**Stated problem**
Work out how many lines of the listing hold the string "chart". Answer with that number alone.

**Source material**
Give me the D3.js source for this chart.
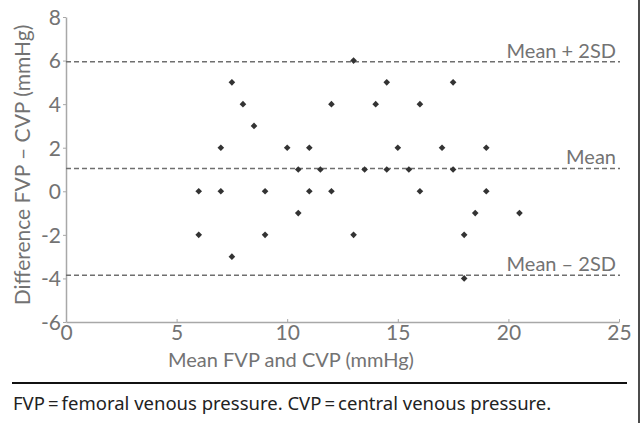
<!DOCTYPE html>
<html>
<head>
<meta charset="utf-8">
<script src="https://cdn.jsdelivr.net/npm/d3@7"></script>
<style>
body { margin:0; background:#fff; }
svg { display:block; font-family:Lato, "Open Sans", sans-serif; }
</style>
</head>
<body>
<svg id="chart"></svg>
<script>
//mean of FVP and CVP for each patient
var meanValues = [6,6,7,7,7.5,7.5,8,8.5,9,9,10,10.5,10.5,11,11,11.5,12,12,13,13,13.5,14,14.5,14.5,15,15.5,16,16,17,17.5,17.5,18,18,18.5,19,19,20.5];
//difference FVP - CVP for each patient
var diffValues = [0,-2,2,0,5,-3,4,3,0,-2,2,1,-1,2,0,1,4,0,6,-2,1,4,5,1,2,1,4,0,2,5,1,-2,-4,-1,2,0,-1];

//reference lines
var refLabels = ["Mean + 2SD","Mean","Mean \u2013 2SD"];
var refValues = [5.95,1.05,-3.85];

var xTicks = [0,5,10,15,20,25];
var yTicks = [-6,-4,-2,0,2,4,6,8];

var screen = {width:640, height:423};
var margins = {top:17, left:66, right:21, bottom:101};
var graph = {
    width:screen.width-margins.left-margins.right,
    height:screen.height-margins.top-margins.bottom
};

var svg = d3.select("#chart")
    .attr("width",screen.width)
    .attr("height",screen.height);

var xScale = d3.scaleLinear().domain([0,25]).range([0,553]);
var yScale = d3.scaleLinear().domain([-6,8]).range([graph.height,0]);

var g = svg.append("g")
    .attr("transform","translate("+margins.left+","+margins.top+")");

var grey = "#737373";

//axes
var xAxis = g.append("g")
    .attr("transform","translate(0,"+graph.height+")")
    .call(d3.axisBottom(xScale).tickValues(xTicks).tickSize(-3).tickPadding(5).tickSizeOuter(0));
var yAxis = g.append("g")
    .call(d3.axisLeft(yScale).tickValues(yTicks).tickSize(3).tickPadding(2).tickSizeOuter(0)
        .tickFormat(function(d){return String(d);}));

[xAxis,yAxis].forEach(function(ax)
{
    ax.select(".domain").attr("stroke","#a8a8a8").attr("stroke-width",1.5);
    ax.selectAll(".tick line").attr("stroke","#a8a8a8");
    ax.selectAll("text").attr("fill",grey).style("font-size","21px")
        .style("font-family","Lato, sans-serif");
});
xAxis.selectAll("text").attr("dy","0.6em");
yAxis.selectAll("text").attr("dy","0.35em");

//reference lines
g.selectAll(".ref")
    .data(refValues)
    .enter()
    .append("line")
    .attr("x1",0)
    .attr("x2",554)
    .attr("y1",function(d){return yScale(d);})
    .attr("y2",function(d){return yScale(d);})
    .attr("stroke","#6f6f6f")
    .attr("stroke-width",1.5)
    .attr("stroke-dasharray","5,3");

g.selectAll(".refLabel")
    .data(refLabels)
    .enter()
    .append("text")
    .attr("x",550)
    .attr("y",function(d,i){return yScale(refValues[i])-4;})
    .attr("text-anchor","end")
    .attr("fill",grey)
    .style("font-size","20px")
    .text(function(d){return d;});

//points
g.selectAll(".pt")
    .data(meanValues)
    .enter()
    .append("path")
    .attr("d",d3.symbol().type(d3.symbolSquare).size(22))
    .attr("transform",function(d,i)
    {
        return "translate("+xScale(d)+","+yScale(diffValues[i])+") rotate(45)";
    })
    .attr("fill","#333");

//axis titles
svg.append("text")
    .attr("x",291)
    .attr("y",367)
    .attr("text-anchor","middle")
    .attr("fill",grey)
    .style("font-size","20px")
    .text("Mean FVP and CVP (mmHg)");

svg.append("text")
    .attr("transform","translate(30,165) rotate(-90)")
    .attr("text-anchor","middle")
    .attr("fill",grey)
    .style("font-size","21px")
    .text("Difference FVP \u2013 CVP (mmHg)");

//rule and footnote
svg.append("line")
    .attr("x1",12).attr("x2",627)
    .attr("y1",383).attr("y2",383)
    .attr("stroke","#111").attr("stroke-width",2);

svg.append("text")
    .attr("x",13)
    .attr("y",410)
    .attr("fill","#222")
    .style("font-size","18.5px")
    .style("font-family","'Noto Sans', sans-serif")
    .text("FVP\u2009=\u2009femoral venous pressure. CVP\u2009=\u2009central venous pressure.");

//right frame edge
svg.append("line")
    .attr("x1",639).attr("x2",639)
    .attr("y1",0).attr("y2",423)
    .attr("stroke","#111").attr("stroke-width",1.5);
</script>
</body>
</html>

**Output for this exercise**
3